What is involved in microwave testing?

As with other appliances, microwave testing is also done in broadly two parts; visual inspection and electrical inspection.

For a comprehensive assessment of the visual condition of the microwave, it is important that the door be closed and sealed properly and that the power cord is secure. For that matter, completely moving the microwave would ensure even better evaluation.

Electrically inspecting the microwave again refers to two aspects; power output efficiency and microwave radiation leakage i.e. leakage of emissions of the microwave during use.

 

What is microwave radiation?

Microwaves function with the help of radiation. Radio waves are utilized in order to agitate water molecules. These agitated water molecules vibrate and produce heat, which warms up food.

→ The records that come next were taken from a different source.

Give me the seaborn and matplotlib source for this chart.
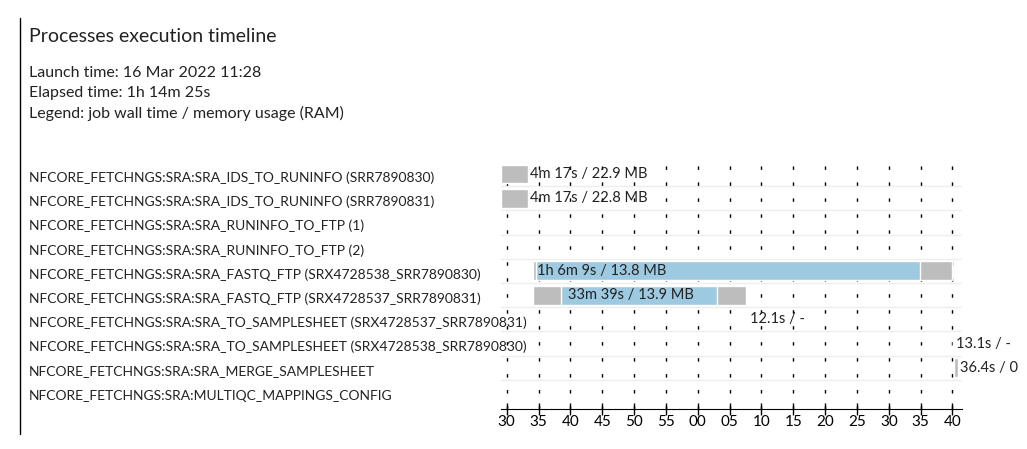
import matplotlib
matplotlib.use("Agg")
import matplotlib.pyplot as plt
import matplotlib.transforms as mtransforms
import seaborn as sns

sns.set_style("white")
plt.rcParams['font.family'] = ['Lato', 'DejaVu Sans']

processes = [
    "NFCORE_FETCHNGS:SRA:SRA_IDS_TO_RUNINFO (SRR7890830)",
    "NFCORE_FETCHNGS:SRA:SRA_IDS_TO_RUNINFO (SRR7890831)",
    "NFCORE_FETCHNGS:SRA:SRA_RUNINFO_TO_FTP (1)",
    "NFCORE_FETCHNGS:SRA:SRA_RUNINFO_TO_FTP (2)",
    "NFCORE_FETCHNGS:SRA:SRA_FASTQ_FTP (SRX4728538_SRR7890830)",
    "NFCORE_FETCHNGS:SRA:SRA_FASTQ_FTP (SRX4728537_SRR7890831)",
    "NFCORE_FETCHNGS:SRA:SRA_TO_SAMPLESHEET (SRX4728537_SRR7890831)",
    "NFCORE_FETCHNGS:SRA:SRA_TO_SAMPLESHEET (SRX4728538_SRR7890830)",
    "NFCORE_FETCHNGS:SRA:SRA_MERGE_SAMPLESHEET",
    "NFCORE_FETCHNGS:SRA:MULTIQC_MAPPINGS_CONFIG",
]
# minutes after 11:00
submit_start = [29.1, 29.1, 33.3, 33.3, 34.1, 34.1, 67.7, 100.1, 100.3, 100.9]
run_start    = [33.3, 33.3, 33.3, 33.3, 34.6, 38.6, 67.7, 100.1, 100.9, 100.9]
run_end      = [33.3, 33.3, 33.4, 33.4, 94.9, 63.0, 67.9, 100.3, 100.9, 101.0]
complete_end = [33.3, 33.3, 33.4, 33.4, 100.0, 67.6, 67.9, 100.3, 100.9, 101.0]
bar_labels = ["4m 17s / 22.9 MB", "4m 17s / 22.8 MB", "", "", "1h 6m 9s / 13.8 MB",
              "33m 39s / 13.9 MB", "12.1s / -", "13.1s / -", "36.4s / 0", ""]
tick_values = [30, 35, 40, 45, 50, 55, 60, 65, 70, 75, 80, 85, 90, 95, 100]
tick_labels = ["30", "35", "40", "45", "50", "55", "00", "05", "10", "15", "20", "25",
               "30", "35", "40"]

fig = plt.figure(figsize=(10.27, 4.49), dpi=100)
W, H = 1027, 449
ax = fig.add_axes([501 / W, 1 - 409 / H, (962 - 501) / W, (409 - 157) / H])

n = len(processes)
ys = list(range(n))
gray = "#bdbdbd"
blue = "#9ecae1"
for y, s, rs, re, ce, lab in zip(ys, submit_start, run_start, run_end, complete_end, bar_labels):
    end = max(ce, re, s + 0.1)
    ax.barh(y, end - s, left=s, height=0.78, color=gray, zorder=2)
    if re > rs:
        ax.barh(y, re - rs, left=rs, height=0.78, color=blue if (re - rs) > 1 else "#c6dbef", zorder=3)
    if lab:
        tx = end + 0.3
        if y == 4:
            tx = rs + 0.2
        if y == 5:
            tx = rs + 1.0
        ax.text(tx, y, lab, va="center", ha="left", fontsize=10.5, zorder=4, color="#222")
    if y < n - 1:
        ax.axhline(y + 0.5, color="#eeeeee", lw=1, zorder=1)

for t in tick_values:
    ax.axvline(t, color="black", lw=1, linestyle=(0, (2.5, 9)), zorder=1.5)

ax.set_xlim(29.1, 101.5)
ax.set_ylim(n - 0.3, -0.7)
ax.set_xticks(tick_values, tick_labels)
ax.xaxis.set_ticks_position("bottom")
ax.tick_params(axis="x", direction="inout", length=8, width=1, labelsize=11, pad=0, colors="black")
ax.set_yticks([])
for sp in ["top", "right", "left"]:
    ax.spines[sp].set_visible(False)
ax.spines["bottom"].set_color("black")

trans = mtransforms.blended_transform_factory(fig.transFigure, ax.transData)
for y, name in zip(ys, processes):
    fig.text(29 / W, y + 0.15, name, transform=trans, va="center", ha="left", fontsize=10, color="#222")

fig.add_artist(plt.Line2D([20 / W, 20 / W], [1 - 18 / H, 1 - 434 / H], color="black", lw=1))
fig.text(29 / W, 1 - 36 / H, "Processes execution timeline", fontsize=14, va="center", color="#222")
fig.text(29 / W, 1 - 73 / H, "Launch time: 16 Mar 2022 11:28", fontsize=11.5, va="center", color="#222")
fig.text(29 / W, 1 - 93 / H, "Elapsed time: 1h 14m 25s", fontsize=11.5, va="center", color="#222")
fig.text(29 / W, 1 - 113 / H, "Legend: job wall time / memory usage (RAM)", fontsize=11.5, va="center", color="#222")

fig.savefig("out.png", dpi=100)
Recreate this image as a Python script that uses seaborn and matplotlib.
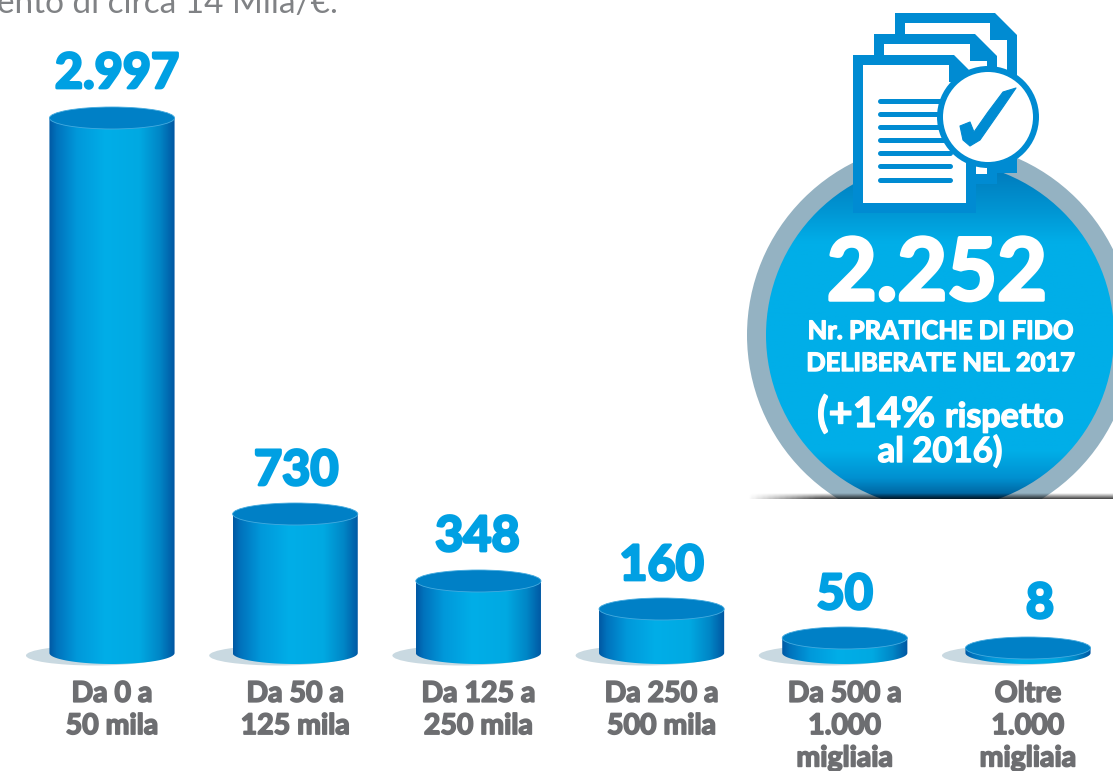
#!/usr/bin/env python3
"""Pratiche di fido per classe di importo: cilindri con etichette e riquadro 2.252."""

import numpy as np
import pandas as pd
import matplotlib.pyplot as plt
import matplotlib.patheffects as pe
import seaborn as sns
from matplotlib.colors import LinearSegmentedColormap
from matplotlib.patches import Circle, Ellipse, Polygon, Rectangle

# Data
categories = ['Da 0 a\n50 mila', 'Da 50 a\n125 mila', 'Da 125 a\n250 mila',
              'Da 250 a\n500 mila', 'Da 500 a\n1.000\nmigliaia', 'Oltre\n1.000\nmigliaia']
value_labels = ['2.997', '730', '348', '160', '50', '8']
# the infographic does not draw to scale, so these are the heights as drawn
drawn_heights = [535, 139, 72, 44, 15, 5]

WIDTH, HEIGHT = 1113, 771
BASELINE = 653
ELLIPSE_H = 22
BLUE = '#00A0E3'
GREY = '#6D6E71'
ICON = '#008BD2'

# pixel shift of each value label from its bar
label_dx = [5, 1, -1, 0, 0, 12]
label_gap = [29, 28, 29, 28, 28, 29]

side_cmap = LinearSegmentedColormap.from_list('side', [
    (0.0, '#0058A3'), (0.06, '#0072BC'), (0.22, '#0098DA'), (0.45, '#00AEE8'),
    (0.72, '#00A9E2'), (0.88, '#0086C6'), (1.0, '#0056A2')])
disc_cmap = LinearSegmentedColormap.from_list('disc', [
    (0.0, '#0076B8'), (0.14, '#0094D2'), (0.24, '#00AEE8'), (0.86, '#00AEE8'),
    (0.94, '#0090D0'), (1.0, '#005A94')])


def fatten(color, width):
    """The original font is rounder and heavier than Lato bold."""
    return [pe.withStroke(linewidth=width, foreground=color)]


def draw_document(ax, left, top, right, bottom, cut=22):
    """One sheet of the icon: blue outline, white page, folded corner."""
    ax.add_patch(Polygon([(left, top), (right - cut, top), (right, top + cut), (right, bottom), (left, bottom)],
                         facecolor=ICON, edgecolor='none', zorder=5))
    ax.add_patch(Polygon([(left + 10, top + 10), (right - cut - 5, top + 10), (right - cut - 5, top + 27),
                          (right - 10, top + 27), (right - 10, bottom - 10), (left + 10, bottom - 10)],
                         facecolor='white', edgecolor='none', zorder=5))


def draw_background(ax):
    """Circle, icon and circle texts, in pixel coordinates."""
    ax.set_xlim(0, WIDTH)
    ax.set_ylim(HEIGHT, 0)
    ax.axis('off')

    limit = Rectangle((0, 0), WIDTH, 499, transform=ax.transData)
    ring = Circle((940, 335), 193, facecolor='#94B2C2', edgecolor='none', zorder=1)
    ax.add_patch(ring)
    ring.set_clip_path(limit)

    grad = np.linspace(0, 1, 256).reshape(-1, 1)
    disc = Circle((940, 335), 174, transform=ax.transData)
    im = ax.imshow(grad, extent=(766, 1114, 499, 161), cmap=disc_cmap, aspect='auto', zorder=2)
    im.set_clip_path(disc)

    # dark line where the circle disappears behind the white panel
    shade = np.zeros((32, 64, 4))
    shade[..., 3] = np.linspace(0, 0.75, 32).reshape(-1, 1) * np.clip(np.linspace(0, 5, 64), 0, 1)
    ax.imshow(shade, extent=(745, 1114, 499, 493), aspect='auto', zorder=3)

    draw_document(ax, 895, 13, 1017, 173)
    draw_document(ax, 874, 34, 997, 184)
    draw_document(ax, 853, 55, 976, 213)
    for y in [101, 114, 127, 140, 153, 166, 180]:
        ax.plot([880, 950], [y, y], color=ICON, lw=3.6, solid_capstyle='round', zorder=6)

    ax.add_patch(Circle((988, 117), 51, facecolor=ICON, edgecolor='none', zorder=7))
    ax.add_patch(Circle((988, 117), 45, facecolor='white', edgecolor='none', zorder=7))
    check = [(960, 126), (970, 122), (974, 132), (988, 112), (1003, 92), (1016, 88),
             (1003, 107), (980, 140), (970, 146), (963, 140)]
    ax.add_patch(Polygon(check, facecolor=ICON, edgecolor=ICON, lw=0.8, joinstyle='round', zorder=8))

    white = fatten('white', 1.0)
    ax.text(937, 300, '2.252', color='white', fontsize=62, fontweight='bold',
            ha='center', va='baseline', zorder=9, path_effects=fatten('white', 2.5))
    ax.text(940, 339, 'Nr. PRATICHE DI FIDO', color='white', fontsize=18.3, fontweight='bold',
            ha='center', va='baseline', zorder=9, path_effects=white)
    ax.text(940, 371, 'DELIBERATE NEL 2017', color='white', fontsize=18.3, fontweight='bold',
            ha='center', va='baseline', zorder=9, path_effects=white)
    ax.text(935, 427, '(+14%', color='white', fontsize=30, fontweight='bold',
            ha='right', va='baseline', zorder=9, path_effects=white)
    ax.text(945, 427, 'rispetto', color='white', fontsize=24.5, fontweight='bold',
            ha='left', va='baseline', zorder=9, path_effects=white)
    ax.text(940, 462, 'al 2016)', color='white', fontsize=25, fontweight='bold',
            ha='center', va='baseline', zorder=9, path_effects=white)

    ax.text(-3, 13, 'ento di circa 14 Mila/€.', color='#808285', fontsize=24,
            ha='left', va='baseline', zorder=9)


def draw_cylinders(ax):
    """Turn the seaborn bars into cylinders with side gradient and top disc."""
    grad = np.linspace(0, 1, 256).reshape(1, -1)
    half = ELLIPSE_H / 2
    for bar in ax.patches:
        x, w, h = bar.get_x(), bar.get_width(), bar.get_height()
        cx = x + w / 2
        bar.set_visible(False)

        ax.add_patch(Ellipse((cx - 0.093, -2.5), 0.753, 20, facecolor='#C9D9E1',
                             edgecolor='none', clip_on=False, zorder=1))

        t = np.linspace(0, np.pi, 80)
        arc = np.column_stack([cx - w / 2 * np.cos(t), -half * np.sin(t)])
        outline = np.vstack([[x, h], arc, [x + w, h]])
        body = Polygon(outline, transform=ax.transData)
        im = ax.imshow(grad, extent=(x, x + w, -half, h), cmap=side_cmap, aspect='auto', zorder=2)
        im.set_clip_path(body)
        im.set_clip_box(ax.figure.bbox)

        ax.add_patch(Ellipse((cx, h), w, ELLIPSE_H, facecolor='#0080C6', edgecolor='#45ABDF',
                             lw=0.6, clip_on=False, zorder=3))


def main():
    sns.set_theme(style='white')
    plt.rcParams['font.family'] = ['Lato', 'DejaVu Sans']

    df = pd.DataFrame({'classe': categories, 'altezza': drawn_heights})

    fig = plt.figure(figsize=(WIDTH / 100, HEIGHT / 100), dpi=100, facecolor='white')
    bg = fig.add_axes([0, 0, 1, 1], zorder=0)
    draw_background(bg)

    ax = fig.add_axes([0, (HEIGHT - BASELINE) / HEIGHT, 1, BASELINE / HEIGHT], zorder=1)
    ax.patch.set_visible(False)
    sns.barplot(data=df, x='classe', y='altezza', color=BLUE, width=0.683, ax=ax)

    texts = ax.bar_label(ax.containers[0], labels=value_labels, color=BLUE,
                         fontsize=35, fontweight='bold', zorder=5,
                         path_effects=fatten(BLUE, 2.0))
    for txt, dx, gap in zip(texts, label_dx, label_gap):
        # offset points; the label box starts about 7 px under the digits
        txt.xyann = (dx * 0.72, (gap - 7) * 0.72)
    draw_cylinders(ax)

    ax.set_xlim(-112 / 183.2, (WIDTH - 112) / 183.2)
    ax.set_ylim(0, BASELINE)
    ax.set_xlabel('')
    ax.set_ylabel('')
    ax.set_yticks([])
    ax.tick_params(axis='x', length=0, pad=20, labelsize=20.5, labelcolor=GREY)
    for label in ax.get_xticklabels():
        label.set_fontweight('bold')
        label.set_linespacing(1.3)
        label.set_path_effects(fatten(GREY, 1.2))
    sns.despine(ax=ax, left=True, bottom=True)

    fig.savefig('out.png', dpi=100)


if __name__ == '__main__':
    main()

This radiation can leak through and penetrate living tissues, producing negative effects in the long run. Through the performance of tests, microwaves can be used in a safe and secure manner.

 

What causes microwaves to “leak”?

As is the case with all equipment, microwaves to need maintenance, as they can be damaged by regular use.

In particular, wear and tear occur through rough handling such as slamming the door when in a hurry. Furthermore, the accumulation of dirt, dust and food particles in the hinges will cause the seal to lose effectiveness and thus enables radiation to leak.

What tests are performed?

Microwave testing aims to decipher both radiation leakage and power output efficiency. The former refers to the leaking of radiation from the appliance while the latter refers to the level of efficiency of the microwave in terms of utilization of electricity being supplied.

The specified limit for radiation around a microwave is 5mW/cm2. Any reading above this level can be potentially harmful to persons in contact with the microwave.

In order to check the radiation levels, a microwave leakage detector is used. This measures the radiation levels in the vicinity of the microwave while it is being operated by running it parallel to edges, seal as well as the glass window.

Once a reading for radiation levels has been obtained, the second stage of the test is to tag the microwave. This tag includes information such as the name of the practitioner performing the test, radiation levels and power efficiency and re-test date.